The solution we have promoted to the Government since November 2018 is for all Fire Risk Assessments to be formally published by Responsible Persons to a central Fire Risk Assessment register. Failure to publish would be an offence. The FRAs held within the register would be made available to those with a legitimate interest (Local Fire Service, Residents, Regulators, etc).
Assistive technology would be employed to read the FRAs and identify unacceptable residual risks, errors and fraud. This ranking would target enforcement activity and educate Responsible Persons to improve their approach to Fire Safety.
Alongside the register and its assistive technology, there needs to be a significant investment in Fire Service enforcement resources and education activity. Our firmly held belief is that measuring and influencing behaviour is the key to making and keeping residents safe in their homes.

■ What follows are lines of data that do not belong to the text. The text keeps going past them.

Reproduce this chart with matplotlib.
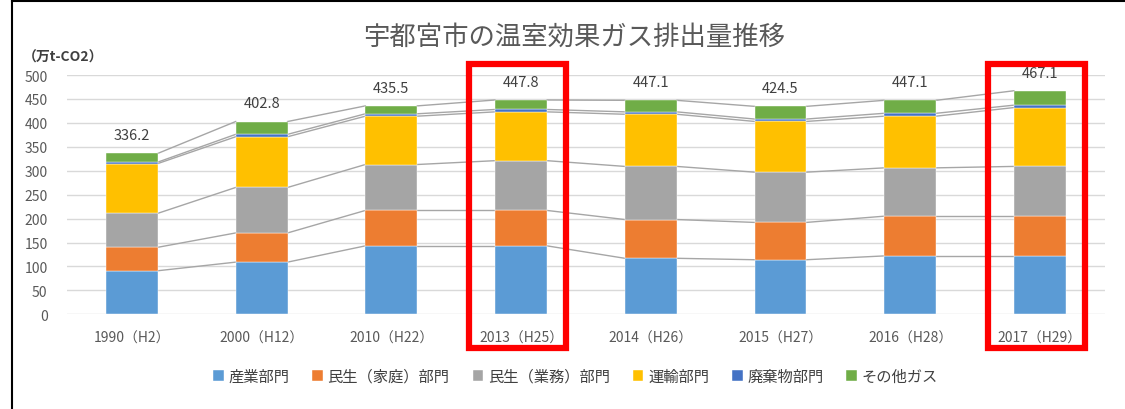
import numpy as np
import matplotlib
matplotlib.use('Agg')
import matplotlib.pyplot as plt
from matplotlib import rcParams
from matplotlib.patches import Rectangle

rcParams['font.family'] = ['Noto Sans CJK JP', 'DejaVu Sans']
rcParams['font.size'] = 10

# data (万t-CO2)
years = ['1990（H2）', '2000（H12）', '2010（H22）', '2013（H25）',
         '2014（H26）', '2015（H27）', '2016（H28）', '2017（H29）']
sectors = ['産業部門', '民生（家庭）部門', '民生（業務）部門', '運輸部門', '廃棄物部門', 'その他ガス']
industry = [91, 109, 143, 143, 117, 114, 122, 122]
household = [49, 61, 74, 74, 81, 78, 83, 83]
business = [71, 95, 96, 104, 111, 105, 101, 104]
transport = [104, 106, 101, 102, 109, 106, 108, 123]
waste = [3, 5, 5, 5, 5, 5, 6, 5]
other = [18.2, 26.8, 16.5, 19.8, 24.1, 26.5, 27.1, 30.1]
total_labels = ['336.2', '402.8', '435.5', '447.8', '447.1', '424.5', '447.1', '467.1']
highlight = ['2013（H25）', '2017（H29）']

colors = ['#5B9BD5', '#ED7D31', '#A5A5A5', '#FFC000', '#4472C4', '#70AD47']
series = [industry, household, business, transport, waste, other]

fig = plt.figure(figsize=(11.25, 4.1), dpi=100)
ax = fig.add_axes([0.0596, 0.231, 0.9224, 0.5836])

x = np.arange(len(years))
w = 0.4
bottom = np.zeros(len(years))
tops = []
for vals, col, name in zip(series, colors, sectors):
    vals = np.array(vals, dtype=float)
    ax.bar(x, vals, w, bottom=bottom, color=col, label=name,
           edgecolor='white', linewidth=0.3, zorder=3)
    bottom = bottom + vals
    tops.append(bottom.copy())

# series lines
for t in tops:
    for i in range(len(x) - 1):
        ax.plot([x[i] + w / 2, x[i + 1] - w / 2], [t[i], t[i + 1]],
                color='#A6A6A6', lw=1, zorder=2)

# total labels
for i, lab in enumerate(total_labels):
    ax.annotate(lab, (x[i], tops[-1][i]), xytext=(0, 13), textcoords='offset points',
                ha='center', va='center', fontsize=10.5, color='#404040',
                annotation_clip=False)

ax.set_xlim(-0.5, len(years) - 0.5)
ax.set_ylim(0, 500)
ax.set_yticks(np.arange(0, 501, 50))
ax.set_xticks(x)
ax.set_xticklabels(years)
ax.tick_params(length=0, colors='#595959', labelsize=10)
ax.tick_params(axis='x', pad=12)
ax.tick_params(axis='y', pad=14)
ax.grid(axis='y', color='#D9D9D9', lw=1, zorder=0)
ax.set_axisbelow(True)
for s in ax.spines.values():
    s.set_visible(False)

# red highlight boxes
for h in highlight:
    i = years.index(h)
    ax.add_patch(Rectangle((i - 0.40, -70), 0.75, 593, fill=False,
                           edgecolor='#FF0000', lw=4.5, clip_on=False, zorder=5))

fig.text(0.51, 0.91, '宇都宮市の温室効果ガス排出量推移', ha='center', va='center',
         fontsize=19, color='#595959')
fig.text(0.02, 0.86, '（万t-CO2）', ha='left', va='center', fontsize=10,
         color='#404040', fontweight='bold')

ax.legend(loc='center', bbox_to_anchor=(0.49, -0.26), ncol=6, frameon=False,
          fontsize=11, handlelength=0.7, handleheight=0.7, handletextpad=0.3,
          columnspacing=1.5, labelcolor='#404040')

# border
fig.add_artist(plt.Line2D([0.0105, 0.0105], [0, 0.995], color='black', lw=1.5,
                          transform=fig.transFigure))
fig.add_artist(plt.Line2D([0.0105, 1], [0.995, 0.995], color='black', lw=1.5,
                          transform=fig.transFigure))

fig.savefig('out.png', dpi=100)
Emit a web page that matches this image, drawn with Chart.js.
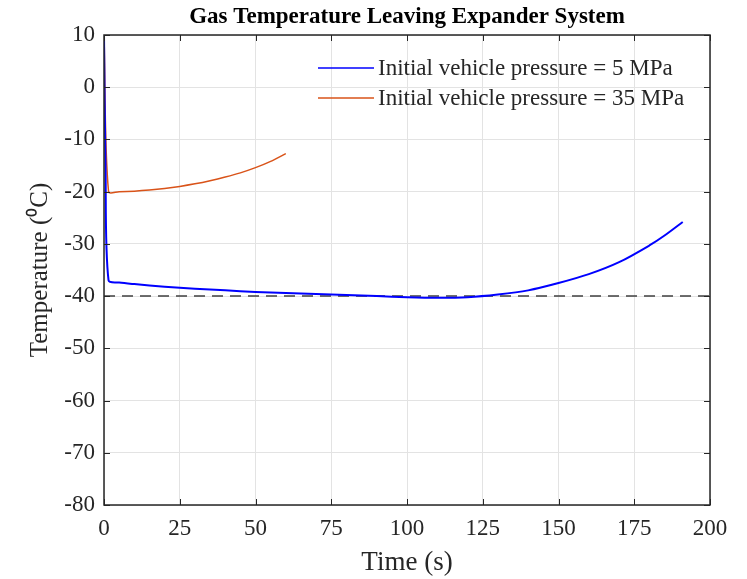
<!DOCTYPE html>
<html>
<head>
<meta charset="utf-8">
<script src="https://cdn.jsdelivr.net/npm/chart.js@4.4.0/dist/chart.umd.min.js"></script>
<style>
  html, body { margin: 0; padding: 0; background: #fff; }
  #wrap { width: 747px; height: 579px; position: relative; }
</style>
</head>
<body>
<div id="wrap"><canvas id="myChart"></canvas></div>
<script>
// data
var time5 = [0, 0.5, 1.5, 5, 10, 20, 30, 40, 50, 60, 70, 80, 90, 100, 110, 120, 130, 140, 150, 160, 170, 180, 185, 191];
var temp5 = [10, -15, -37, -37.4, -37.7, -38.2, -38.6, -38.9, -39.2, -39.4, -39.6, -39.8, -40, -40.2, -40.3, -40.2, -39.7, -38.9, -37.5, -35.8, -33.5, -30.3, -28.4, -25.8];
var time35 = [0, 1.5, 5, 10, 15, 20, 25, 30, 35, 40, 45, 50, 55, 60];
var temp35 = [10, -20, -20, -19.9, -19.7, -19.4, -19.0, -18.5, -17.9, -17.2, -16.4, -15.4, -14.2, -12.7];
var limitTime = [0, 200];
var limitTemp = [-40, -40];
var seriesNames = ["Initial vehicle pressure = 5 MPa", "Initial vehicle pressure = 35 MPa"];
var chartTitle = "Gas Temperature Leaving Expander System";

function toPoints(xs, ys) {
  return xs.map((x, i) => ({ x: x, y: ys[i] }));
}

var serif = "'Liberation Serif', 'Times New Roman', serif";

// box, inward ticks, title and legend drawn matlab style
const boxPlugin = {
  id: "boxPlugin",
  afterDatasetsDraw(chart) {
    const ctx = chart.ctx;
    const a = chart.chartArea;
    const xs = chart.scales.x, ys = chart.scales.y;
    ctx.save();
    ctx.strokeStyle = "#262626";
    ctx.lineWidth = 1;
    ctx.beginPath();
    xs.ticks.forEach(t => {
      let px = Math.round(xs.getPixelForValue(t.value)) + 0.5;
      ctx.moveTo(px, a.bottom); ctx.lineTo(px, a.bottom - 6);
      ctx.moveTo(px, a.top); ctx.lineTo(px, a.top + 6);
    });
    ys.ticks.forEach(t => {
      let py = Math.round(ys.getPixelForValue(t.value)) + 0.5;
      ctx.moveTo(a.left, py); ctx.lineTo(a.left + 6, py);
      ctx.moveTo(a.right, py); ctx.lineTo(a.right - 6, py);
    });
    ctx.stroke();
    ctx.lineWidth = 1.5;
    ctx.strokeRect(a.left, a.top, a.right - a.left, a.bottom - a.top);

    // title centred over the plot
    ctx.fillStyle = "#000";
    ctx.font = "bold 23px " + serif;
    ctx.textAlign = "center";
    ctx.textBaseline = "middle";
    ctx.fillText(chartTitle, (a.left + a.right) / 2, 17);

    // legend
    ctx.textAlign = "left";
    ctx.font = "23px " + serif;
    ctx.fillStyle = "#262626";
    let lx = a.left + 214, ly = a.top + 33;
    chart.data.datasets.slice(0, 2).forEach((ds, i) => {
      let yy = ly + i * 30;
      ctx.strokeStyle = ds.borderColor;
      ctx.lineWidth = 1.5;
      ctx.beginPath();
      ctx.moveTo(lx, yy); ctx.lineTo(lx + 56, yy);
      ctx.stroke();
      ctx.fillText(ds.label, lx + 60, yy + 1);
    });
    ctx.restore();
  }
};

var ctx = document.getElementById("myChart");
var chart = new Chart(ctx, {
  type: "line",
  data: {
    datasets: [
      {
        label: seriesNames[0],
        data: toPoints(time5, temp5),
        borderColor: "#0000FF",
        borderWidth: 2,
        pointRadius: 0,
        tension: 0.3,
        fill: false
      },
      {
        label: seriesNames[1],
        data: toPoints(time35, temp35),
        borderColor: "#D95319",
        borderWidth: 1.5,
        pointRadius: 0,
        tension: 0.3,
        fill: false
      },
      {
        label: "limit",
        data: toPoints(limitTime, limitTemp),
        borderColor: "#404040",
        borderWidth: 1.5,
        borderDash: [11, 7],
        pointRadius: 0,
        fill: false
      }
    ]
  },
  options: {
    responsive: true,
    maintainAspectRatio: false,
    animation: false,
    layout: { padding: { top: 35, right: 37, bottom: 0, left: 0 } },
    plugins: {
      legend: { display: false },
      tooltip: { enabled: false },
      title: { display: false }
    },
    scales: {
      x: {
        type: "linear",
        min: 0,
        max: 200,
        ticks: {
          stepSize: 25,
          color: "#262626",
          font: { family: serif, size: 23 },
          padding: 10,
          maxRotation: 0
        },
        grid: { color: "#e3e3e3", drawTicks: false },
        border: { display: false },
        title: {
          display: true,
          text: "Time (s)",
          color: "#262626",
          font: { family: serif, size: 27 },
          padding: { top: 0, bottom: 0 }
        },
        afterFit(scale) { scale.height = 74; }
      },
      y: {
        min: -80,
        max: 10,
        ticks: {
          stepSize: 10,
          color: "#262626",
          font: { family: serif, size: 23 },
          padding: 9
        },
        grid: { color: "#e3e3e3", drawTicks: false },
        border: { display: false },
        title: {
          display: true,
          text: "Temperature (\u2070C)",
          color: "#262626",
          font: { family: serif, size: 25 },
          padding: { top: 25, bottom: 4 }
        },
        afterFit(scale) { scale.width = 104; }
      }
    }
  },
  plugins: [boxPlugin]
});
</script>
</body>
</html>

From a data perspective, not only do we need to understand individual buildings, but we also need to understand systemic risk across multiple buildings and building managers. Life-saving data is hiding in plain sight within Fire Risk Assessments but the Government and Fire Service appear dismissive or perhaps scared to leverage this rich seam of data.
Instead of taking the low-hanging fruit (early) and building up knowledge and understanding in an iterative manner, the Government has chosen a revolutionary and over-engineered path to Building Safety that is currently trapped in a soup of complexity and unsustainable cost.